Het boek is een mooie zwartwit-beeldroman die haast filmisch aanvoelt. Je weet niet wat werkelijk gebeurd is en wat werd verzonnen, dat maakt voor mij het boek zo sterk. Daarnaast zijn de foto’s echt super rauw en mooi, de beelden zitten heel dicht op de personen waardoor je echt voelt alsof je er bij bent geweest.
Van der Elsken is iemand die enorm goed gebruik maakt van de korrel in het beeld, ook is hij sterk in het tegenhouden en doorlichten van foto’s. Daar bedoel ik het spel van donkere en zeer opgelichte beeldvlakken mee.”
Zijn dit ook aspecten die je verwerkt in je eigen werk?
“Ik denk dat alles wat je leest of ziet wel invloed op je heeft, maar je trekt er je eigen conclusies uit. Het hangt ook echt van de foto af of ik bijvoorbeeld de korrel erin vind passen. Ik hou van analoog en de rauwheid van korrelig beeld; dat rauwe mis ik wel in veel hedendaagse fotografie.
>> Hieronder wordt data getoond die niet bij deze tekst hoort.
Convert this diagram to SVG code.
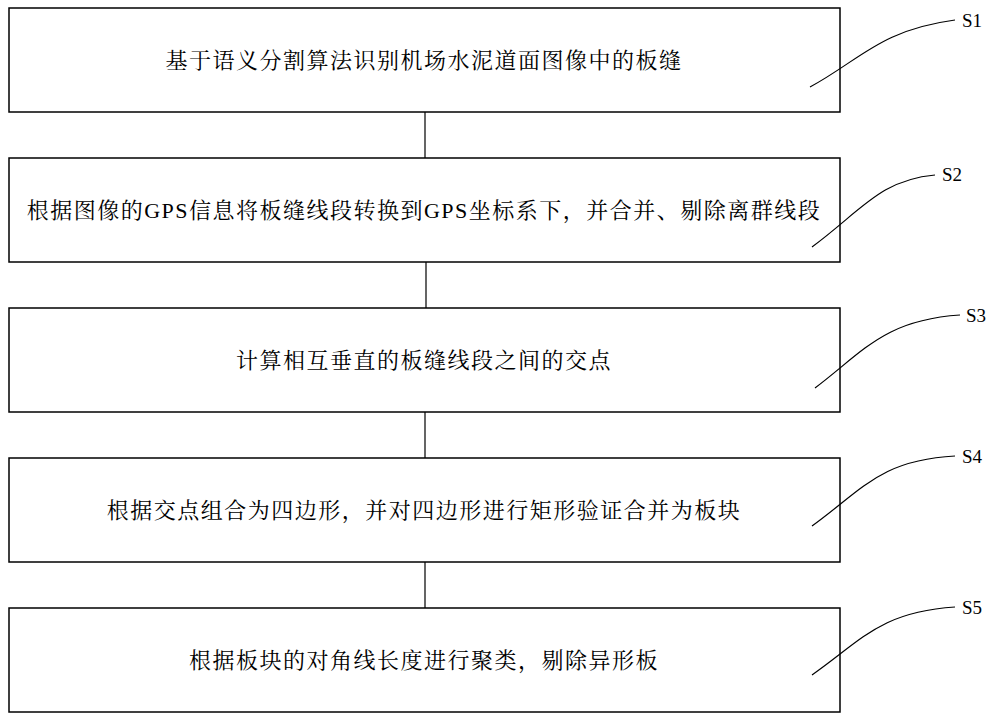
<svg xmlns="http://www.w3.org/2000/svg" width="1000" height="721" viewBox="0 0 1000 721">
<style>
.b{fill:#fff;stroke:#000;stroke-width:1.5}
.t{font-family:"Liberation Serif","Noto Serif CJK SC","Noto Sans CJK SC",serif;font-size:22px;letter-spacing:1.5px;text-anchor:middle;fill:#000}
.l{font-family:"Liberation Serif","Noto Sans CJK SC",serif;font-size:19px;fill:#000}
.c{fill:none;stroke:#000;stroke-width:1.2}
</style>
<rect width="1000" height="721" fill="#fff"/>
<g id="s1"><rect class="b" x="9" y="8" width="831" height="104"/><text class="t" x="424" y="68">基于语义分割算法识别机场水泥道面图像中的板缝</text><text class="l" x="962" y="27">S1</text></g>
<g id="s2"><rect class="b" x="9" y="158" width="831" height="104"/><text class="t" x="424" y="218">根据图像的GPS信息将板缝线段转换到GPS坐标系下，并合并、剔除离群线段</text><text class="l" x="942" y="181">S2</text></g>
<g id="s3"><rect class="b" x="9" y="308" width="831" height="104"/><text class="t" x="424" y="368">计算相互垂直的板缝线段之间的交点</text><text class="l" x="966" y="322">S3</text></g>
<g id="s4"><rect class="b" x="9" y="458" width="831" height="104"/><text class="t" x="424" y="518">根据交点组合为四边形，并对四边形进行矩形验证合并为板块</text><text class="l" x="962" y="463">S4</text></g>
<g id="s5"><rect class="b" x="9" y="608" width="831" height="104"/><text class="t" x="424" y="668">根据板块的对角线长度进行聚类，剔除异形板</text><text class="l" x="962" y="614">S5</text></g>
<g id="connectors">
<path class="c" d="M425 112V158M426 262V308M425 412V458M425 562V608"/>
<path class="c" d="M810 87C860 60 880 30 955 20"/>
<path class="c" d="M812 247C862 210 880 180 935 175"/>
<path class="c" d="M815 388C865 350 885 320 960 315"/>
<path class="c" d="M812 526C862 490 880 460 955 456"/>
<path class="c" d="M812 675C862 640 880 612 955 607"/>
</g>
</svg>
Van der Elsken vermengt ook zijn echte leven met zijn werk, zo maakte hij voor zijn dood een film over de laatste dagen van zijn leven. In het boek staat op de laatste pagina een beeld met de tekst ‘Jij bent nu ook ingewijd.’, dat is een grappige wijze om te beschrijven dat hij ook een soa heeft opgelopen, die zwarte humor kan ik ook wel waarderen.”
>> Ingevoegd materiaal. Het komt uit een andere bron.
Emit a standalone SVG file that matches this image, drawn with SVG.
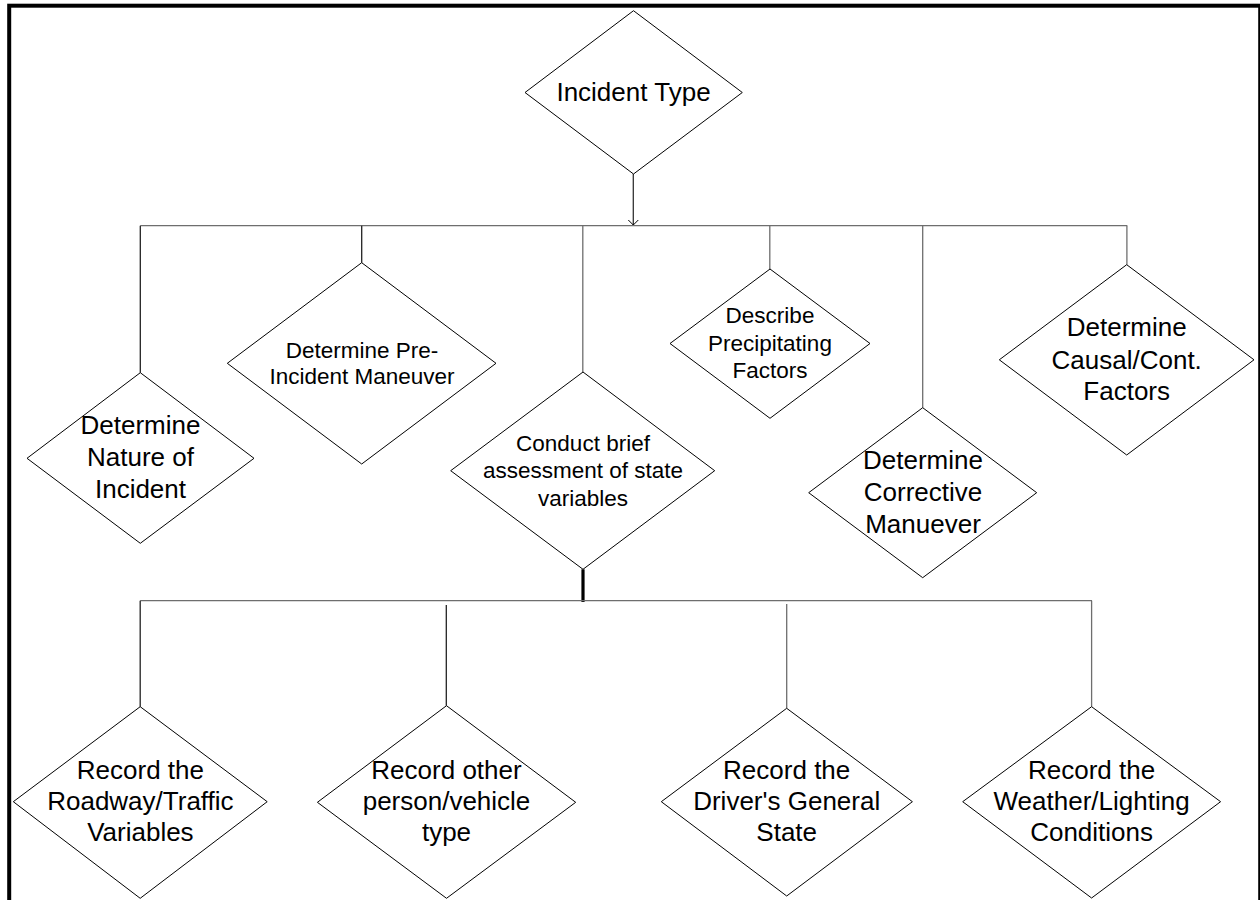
<svg xmlns="http://www.w3.org/2000/svg" width="1260" height="900" viewBox="0 0 1260 900">
<defs>
<marker id="arr" markerWidth="12" markerHeight="12" refX="6" refY="6" orient="auto" markerUnits="userSpaceOnUse">
<path d="M1,1 L6,6 L1,11" fill="none" stroke="#000" stroke-width="1"/>
</marker>
</defs>
<style>
.d{fill:#fff;stroke:#000;stroke-width:1}
.c{fill:none;stroke:#6e6e6e;stroke-width:1.3}
.t{font-family:"Liberation Sans",Arial,sans-serif;fill:#000;text-anchor:middle}
.L{font-size:26px}
.S{font-size:22.5px}
</style>
<rect x="0" y="0" width="1260" height="900" fill="#fff"/>
<rect id="frame" x="9.2" y="5.7" width="1251" height="1000" fill="none" stroke="#000" stroke-width="4"/>
<g id="connectors">
<line class="c" x1="633.3" y1="174" x2="633.3" y2="225" stroke="#000" style="stroke:#333" marker-end="url(#arr)"/>
<line class="c" x1="140.3" y1="225.7" x2="1127.3" y2="225.7"/>
<line class="c" x1="140.3" y1="225.7" x2="140.3" y2="372.7" style="stroke:#222"/>
<line class="c" x1="361.7" y1="225.7" x2="361.7" y2="262.7" style="stroke:#222"/>
<line class="c" x1="582.8" y1="225.7" x2="582.8" y2="372"/>
<line class="c" x1="769.8" y1="225.7" x2="769.8" y2="269"/>
<line class="c" x1="922.7" y1="225.7" x2="922.7" y2="407.7"/>
<line class="c" x1="1126.9" y1="225.7" x2="1126.9" y2="264.7"/>
<line x1="583" y1="569.3" x2="583" y2="602" stroke="#000" stroke-width="3.2"/>
<line class="c" x1="140.2" y1="600.7" x2="1092" y2="600.7"/>
<line class="c" x1="140.2" y1="600.7" x2="140.2" y2="706.7" style="stroke:#222"/>
<line class="c" x1="446.3" y1="605" x2="446.3" y2="705.7" style="stroke:#222"/>
<line class="c" x1="786.7" y1="604" x2="786.7" y2="708.3"/>
<line class="c" x1="1091.6" y1="600.7" x2="1091.6" y2="706.7"/>
</g>
<g id="n0">
<polygon class="d" points="633.5,10.7 742.3,92.5 633.5,174 525,92.5"/>
<text class="t L" x="633.5" y="101">Incident Type</text>
</g>
<g id="n1">
<polygon class="d" points="140.3,372.7 254,458.3 140.3,543.3 27,458.3"/>
<text class="t L" x="140.5" y="434">Determine</text>
<text class="t L" x="140.5" y="466">Nature of</text>
<text class="t L" x="140.5" y="498">Incident</text>
</g>
<g id="n2">
<polygon class="d" points="361.7,262.7 496,363.3 361.7,464 227.3,363.3"/>
<text class="t S" x="362" y="357.5">Determine Pre-</text>
<text class="t S" x="362" y="383.5">Incident Maneuver</text>
</g>
<g id="n3">
<polygon class="d" points="583,372 714.7,470.7 583,569.3 450.7,470.7"/>
<text class="t S" x="583" y="450.5">Conduct brief</text>
<text class="t S" x="583" y="478">assessment of state</text>
<text class="t S" x="583" y="505.5">variables</text>
</g>
<g id="n4">
<polygon class="d" points="770,269 870,343.5 770,418.3 670,343.5"/>
<text class="t S" x="770" y="323">Describe</text>
<text class="t S" x="770" y="350.5">Precipitating</text>
<text class="t S" x="770" y="378">Factors</text>
</g>
<g id="n5">
<polygon class="d" points="922.7,407.7 1036.7,492.7 922.7,577.7 808.7,492.7"/>
<text class="t L" x="923" y="468.5">Determine</text>
<text class="t L" x="923" y="500.5">Corrective</text>
<text class="t L" x="923" y="532.5">Manuever</text>
</g>
<g id="n6">
<polygon class="d" points="1126.7,264.7 1254,359.8 1126.7,455 999.3,359.8"/>
<text class="t L" x="1126.7" y="336">Determine</text>
<text class="t L" x="1126.7" y="368.5">Causal/Cont.</text>
<text class="t L" x="1126.7" y="400">Factors</text>
</g>
<g id="n7">
<polygon class="d" points="140.2,706.7 267.2,801.7 140.2,898.3 13.3,801.7"/>
<text class="t L" x="140.4" y="778.5">Record the</text>
<text class="t L" x="140.4" y="810">Roadway/Traffic</text>
<text class="t L" x="140.4" y="841">Variables</text>
</g>
<g id="n8">
<polygon class="d" points="446.5,705.7 575.7,802.3 446.5,898.3 317.4,802.3"/>
<text class="t L" x="446.5" y="778.5">Record other</text>
<text class="t L" x="446.5" y="810">person/vehicle</text>
<text class="t L" x="446.5" y="841">type</text>
</g>
<g id="n9">
<polygon class="d" points="786.7,708.3 912.4,801.7 786.7,896 661.3,801.7"/>
<text class="t L" x="786.7" y="778.5">Record the</text>
<text class="t L" x="786.7" y="810">Driver's General</text>
<text class="t L" x="786.7" y="841">State</text>
</g>
<g id="n10">
<polygon class="d" points="1091.6,706.7 1220.6,801.7 1091.6,898 962.7,801.7"/>
<text class="t L" x="1091.6" y="778.5">Record the</text>
<text class="t L" x="1091.6" y="810">Weather/Lighting</text>
<text class="t L" x="1091.6" y="841">Conditions</text>
</g>
</svg>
Het boek voelt mysterieus aan doordat je je blijft afvragen welke delen geregisseerd zijn en welke delen om echte gebeurtenissen gaan. Dit doet me denken aan wat Dan Harmon over schrijvers zei: ‘Write what you know’, ik denk dat dit hier ook best aan de hand kan zijn, en dat de verhalen enkel in een andere vorm zijn gegoten.
“Dat denk ik ook ja”
‘Maan’, Installatie, 15 x 2 meter – Jonathan Gaarthuis
In jouw werk ben je vanuit fotografie doorontwikkeld naar installaties waarin licht een grote rol speelt, ik zie hierin duidelijke verbanden met het werk van James Turell van wie je ook boeken hebt.
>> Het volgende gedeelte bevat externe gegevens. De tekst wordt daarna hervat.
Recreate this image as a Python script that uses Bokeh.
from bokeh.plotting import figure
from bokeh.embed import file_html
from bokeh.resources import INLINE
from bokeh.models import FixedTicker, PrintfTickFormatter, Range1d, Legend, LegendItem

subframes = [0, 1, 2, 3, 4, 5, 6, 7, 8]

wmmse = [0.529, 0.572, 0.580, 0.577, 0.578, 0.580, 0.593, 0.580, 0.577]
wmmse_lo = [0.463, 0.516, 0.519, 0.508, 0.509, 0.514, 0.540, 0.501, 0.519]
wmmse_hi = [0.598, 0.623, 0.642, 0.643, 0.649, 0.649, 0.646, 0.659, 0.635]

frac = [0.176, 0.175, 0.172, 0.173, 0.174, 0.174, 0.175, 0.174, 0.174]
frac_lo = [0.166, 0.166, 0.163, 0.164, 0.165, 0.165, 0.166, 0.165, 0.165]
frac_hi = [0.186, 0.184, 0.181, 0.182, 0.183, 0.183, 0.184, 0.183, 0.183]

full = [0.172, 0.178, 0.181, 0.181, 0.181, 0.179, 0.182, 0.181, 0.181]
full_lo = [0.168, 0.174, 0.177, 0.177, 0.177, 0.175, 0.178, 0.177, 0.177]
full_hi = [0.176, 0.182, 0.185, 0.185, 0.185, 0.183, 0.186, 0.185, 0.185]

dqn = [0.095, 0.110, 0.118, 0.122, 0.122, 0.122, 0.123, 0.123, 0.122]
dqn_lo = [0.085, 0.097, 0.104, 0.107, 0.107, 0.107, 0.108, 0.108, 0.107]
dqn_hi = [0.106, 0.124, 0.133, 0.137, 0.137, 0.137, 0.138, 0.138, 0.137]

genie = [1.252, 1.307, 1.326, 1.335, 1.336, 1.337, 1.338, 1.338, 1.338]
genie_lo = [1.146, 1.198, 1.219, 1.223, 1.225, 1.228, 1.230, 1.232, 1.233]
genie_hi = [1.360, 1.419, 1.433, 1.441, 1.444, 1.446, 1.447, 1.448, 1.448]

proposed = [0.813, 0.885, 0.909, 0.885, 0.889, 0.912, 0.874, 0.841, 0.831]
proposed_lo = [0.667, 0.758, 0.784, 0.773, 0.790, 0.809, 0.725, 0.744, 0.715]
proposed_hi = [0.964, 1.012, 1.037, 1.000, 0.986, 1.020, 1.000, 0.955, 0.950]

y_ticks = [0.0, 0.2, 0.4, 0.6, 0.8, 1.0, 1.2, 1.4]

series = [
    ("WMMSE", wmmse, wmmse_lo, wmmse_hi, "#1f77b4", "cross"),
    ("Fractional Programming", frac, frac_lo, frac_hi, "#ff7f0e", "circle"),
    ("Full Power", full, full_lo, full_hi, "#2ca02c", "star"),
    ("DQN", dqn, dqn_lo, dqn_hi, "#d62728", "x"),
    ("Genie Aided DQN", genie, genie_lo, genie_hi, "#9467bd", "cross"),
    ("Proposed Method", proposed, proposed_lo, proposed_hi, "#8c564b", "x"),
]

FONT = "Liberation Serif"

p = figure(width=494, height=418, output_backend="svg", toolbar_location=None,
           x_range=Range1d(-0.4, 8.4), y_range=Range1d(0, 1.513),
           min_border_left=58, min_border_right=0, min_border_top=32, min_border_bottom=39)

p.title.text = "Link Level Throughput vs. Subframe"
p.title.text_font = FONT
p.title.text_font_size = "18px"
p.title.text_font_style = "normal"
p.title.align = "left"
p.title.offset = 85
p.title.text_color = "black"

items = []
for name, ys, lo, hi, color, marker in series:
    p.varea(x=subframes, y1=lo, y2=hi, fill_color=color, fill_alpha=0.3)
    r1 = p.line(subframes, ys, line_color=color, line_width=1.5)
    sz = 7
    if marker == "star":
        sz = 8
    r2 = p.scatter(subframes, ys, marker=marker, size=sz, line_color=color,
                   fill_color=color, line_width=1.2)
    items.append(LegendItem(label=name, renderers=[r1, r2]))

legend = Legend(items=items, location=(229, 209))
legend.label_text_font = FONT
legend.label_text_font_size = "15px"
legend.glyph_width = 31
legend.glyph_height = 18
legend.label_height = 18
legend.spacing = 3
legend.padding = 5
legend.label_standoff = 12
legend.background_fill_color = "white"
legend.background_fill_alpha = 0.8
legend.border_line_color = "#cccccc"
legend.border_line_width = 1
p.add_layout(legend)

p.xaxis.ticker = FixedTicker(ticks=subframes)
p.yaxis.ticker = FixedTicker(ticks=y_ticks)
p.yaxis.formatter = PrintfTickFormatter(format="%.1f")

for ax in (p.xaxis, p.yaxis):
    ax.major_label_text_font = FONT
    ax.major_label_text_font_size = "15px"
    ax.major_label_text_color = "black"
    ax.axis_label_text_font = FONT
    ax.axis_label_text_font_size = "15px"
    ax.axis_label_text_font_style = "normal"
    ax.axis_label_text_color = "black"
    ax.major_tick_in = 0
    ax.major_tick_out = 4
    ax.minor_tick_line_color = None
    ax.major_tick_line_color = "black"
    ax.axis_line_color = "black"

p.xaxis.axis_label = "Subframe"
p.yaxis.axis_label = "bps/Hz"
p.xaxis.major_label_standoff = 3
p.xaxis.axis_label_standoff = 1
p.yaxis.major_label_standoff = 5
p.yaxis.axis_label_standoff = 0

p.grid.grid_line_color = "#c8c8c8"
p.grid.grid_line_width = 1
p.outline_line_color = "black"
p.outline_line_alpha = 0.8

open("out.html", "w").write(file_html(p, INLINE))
“Ik zag het werk van Turell voor het eerst in museum De Pont en ik was direct fan. Hij probeert met zo min mogelijk middelen een groot effect te bereiken.
Licht is iets wat constant in verandering is en daarnaast is ook de ongrijpbaarheid een belangrijk element die ik net als James ook graag laat terugkomen in mijn eigen werk.
Bij De Pont is het werk ‘Wedgework III’ te zien. Om in de hoofdruimte te komen moet je door een pikdonkere gang zigzaggen. Wanneer je dan in de hoofdruimte van het werk staat zie je een zacht blauw licht, maar er is nergens een punt waar je je echt op kunt focussen. Het licht creëert een soort van mistigheid en door die ongrijpbaarheid verdwijn je als het ware in het werk.
In zijn boek ‘Geometry of Light’ staat ook erg sterk omschreven dat licht niet te definiëren valt; het is niet grijpbaar en toch is het een enorm sterk fenomeen.
Een ander goed boek over licht is ‘Catching the Light’, die geschreven is door Arthur Zajonc. Hierin wordt ingegaan op licht in al zijn facetten. Onder andere beschrijft hij de psychische uitwerking die licht kan hebben en daarnaast gaat Arthur in op de werking van licht en hoe men licht beschouwde in de geschiedenis.
Op een van de eerste pagina’s staat een quote van Albert Einstein: ‘All the fifty years of conscious brooding have brought me no closer to the answer to the question, “What are light quanta?” Of course today every rascal thinks he knows the answer, but he is deluding himself.’
En dan stelt Zajonc direct de vraag: ‘Kunnen wij licht eigenlijk wel zien?’.
Om dit te achterhalen doet hij diverse onderzoeken die in het boek beschreven zijn. Hieruit komt naar voren dat zonder objecten of de muren van een ruimte, een omgeving sterk belicht zijn maar toch kun je het niet waarnemen.
Het is een mooi gegeven dat licht haar omgeving nodig heeft om zich te kunnen manifesteren.”